| Arsène is aan de betere hand, mama herstelt goed. Oef! Het bleek bij mama dan toch geen blaasontsteking te zijn, maar een zware infectie van de luchtwegen. 
 Als ik rond vier uur in het rusthuis kom, vertelt mij de verzorgende dat mama net in bed is gelegd. Ze was al de ganse dag op, maar nu was ze plots heel moe. En als ik op mamas kamer kom, ligt ze inderdaad te slapen. Ze ziet er al stukken beter uit. En als ze even de ogen opendoet, herkent ze mij meteen: Oh zoete, zijde gij daar? Heb je een beetje water voor mij?  Ik geef haar meteen wat te drinken. Plots krijgt ze een zware hoesbui.

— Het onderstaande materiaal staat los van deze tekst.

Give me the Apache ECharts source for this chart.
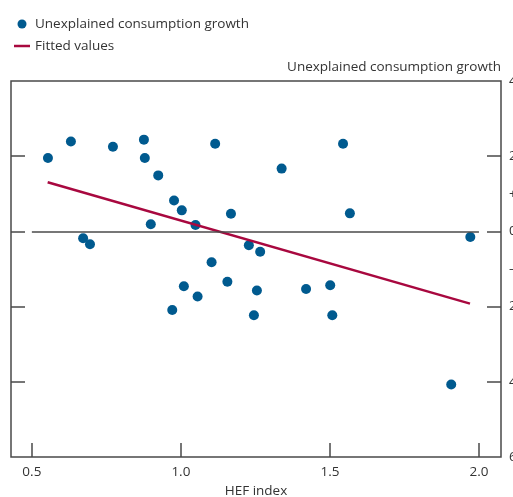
<!DOCTYPE html>
<html>
<head>
<meta charset="utf-8">
<script src="https://cdn.jsdelivr.net/npm/echarts@6/dist/echarts.min.js"></script>
<style>html,body{margin:0;padding:0;background:#fff;}#chart{width:513px;height:497px;}</style>
</head>
<body>
<div id="chart"></div>
<script>
// HEF index (x) and unexplained consumption growth (y)
const hefIndex = [0.554, 0.631, 0.772, 0.876, 0.879, 0.924, 1.115, 1.338, 1.544, 0.977, 1.003, 0.899, 1.049, 1.168, 1.567,
  0.672, 0.695, 1.971, 1.103, 1.228, 1.266, 1.010, 1.056, 0.971, 1.156, 1.255, 1.245, 1.420, 1.501, 1.508, 1.907];
const unexplainedGrowth = [1.95, 2.39, 2.25, 2.44, 1.95, 1.49, 2.33, 1.67, 2.33, 0.82, 0.56, 0.19, 0.17, 0.47, 0.48,
  -0.18, -0.34, -0.15, -0.82, -0.37, -0.54, -1.46, -1.73, -2.09, -1.34, -1.57, -2.23, -1.53, -1.43, -2.23, -4.07];
const fittedX = [0.553, 1.970];
const fittedY = [1.307, -1.92];
const xTickValues = [0.5, 1.0, 1.5, 2.0];
const yTickValues = [-4, -2, 0, 2];
const yLabelValues = [-6, -4, -2, -1, 0, 1, 2, 4];
const zeroLineX = [0.5, 2.0];

const font = 'Open Sans';
const fs = 13.5;
const txt = '#333333';
const axisCol = '#4a4a4a';

const chart = echarts.init(document.getElementById('chart'));
chart.setOption({
  animation: false,
  textStyle: { fontFamily: font },
  legend: {
    orient: 'vertical', left: 9, top: 11, itemGap: 6, itemWidth: 16, itemHeight: 9,
    textStyle: { fontFamily: font, fontSize: fs, color: txt, lineHeight: 16 },
    data: [
      { name: 'Unexplained consumption growth', icon: 'circle' },
      { name: 'Fitted values', icon: 'path://M0,0 L16,0 L16,2.5 L0,2.5 Z' }
    ]
  },
  grid: { left: 11, right: 12, top: 81, bottom: 40, containLabel: false, outerBoundsMode: 'none',
    show: true, borderColor: axisCol, borderWidth: 1.5, backgroundColor: 'transparent' },
  xAxis: {
    type: 'value', min: 0.43, max: 2.074,
    name: 'HEF index', nameLocation: 'middle', nameGap: 26,
    nameTextStyle: { fontFamily: font, fontSize: fs, color: txt },
    axisLine: { show: false, onZero: false },
    axisTick: { show: true, inside: true, length: 14, customValues: xTickValues, lineStyle: { color: axisCol, width: 1.5 } },
    axisLabel: { show: true, customValues: xTickValues, margin: 8, fontFamily: font, fontSize: fs, color: txt,
      formatter: v => v.toFixed(1) },
    splitLine: { show: false }
  },
  yAxis: [
    {
      type: 'value', position: 'right', min: -6, max: 4,
      name: 'Unexplained consumption growth', nameLocation: 'end', nameGap: 7,
      nameTextStyle: { fontFamily: font, fontSize: fs, color: txt, align: 'right' },
      axisLine: { show: false, onZero: false },
      axisTick: { show: true, inside: true, length: 14, customValues: yTickValues, lineStyle: { color: axisCol, width: 1.5 } },
      axisLabel: { show: true, customValues: yLabelValues, margin: 8, fontFamily: font, fontSize: fs, color: txt,
        formatter: v => v === 1 ? '+' : (v === -1 ? '–' : String(Math.abs(v))) },
      splitLine: { show: false }
    },
    {
      type: 'value', position: 'left', min: -6, max: 4,
      axisLine: { show: false, onZero: false },
      axisTick: { show: true, inside: true, length: 14, customValues: yTickValues, lineStyle: { color: axisCol, width: 1.5 } },
      axisLabel: { show: false },
      splitLine: { show: false }
    }
  ],
  series: [
    {
      name: 'Unexplained consumption growth', type: 'scatter', symbolSize: 10,
      itemStyle: { color: '#005A8F', opacity: 1 },
      data: hefIndex.map((x, i) => [x, unexplainedGrowth[i]]),
      markLine: {
        silent: true, symbol: 'none', label: { show: false },
        lineStyle: { color: axisCol, width: 1.5, type: 'solid' },
        data: [[{ coord: [zeroLineX[0], 0] }, { coord: [zeroLineX[1], 0] }]]
      },
      z: 3
    },
    {
      name: 'Fitted values', type: 'line', symbol: 'none',
      lineStyle: { color: '#A8083F', width: 2.5 }, itemStyle: { color: '#A8083F' },
      data: fittedX.map((x, i) => [x, fittedY[i]]),
      z: 4
    }
  ]
});
</script>
</body>
</html>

Ik heb een grote vlalling  zegt ze met haar nog steeds zware en roestige stem. Ja, je hebt een grote valling, mama  antwoord ik. Ja, een grote vlalling  herhaalt ze. Ze beseft blijkbaar dat er iets niet klopt. De tranen zijn er weer, ze kijkt me hulpeloos aan: Ellen, ik kan niet meer knapen!  Klappen  help ik haar. Ja, ik kan niet meer knapen
  klinkt het verdrietig. Maar zo snel de tranen gekomen zijn, zo snel zijn ze ook weer verdwenen. En ze knaapt, onverstaanbaar voor mij, gezellig voort met een denkbeeldig iemand of iets, die bij haar in bed zit.
 
 s Avonds eet ze flink haar drie boterhammen met kaas, een yoghurt en een kiwi. Ik ga met een gerust hart naar huis.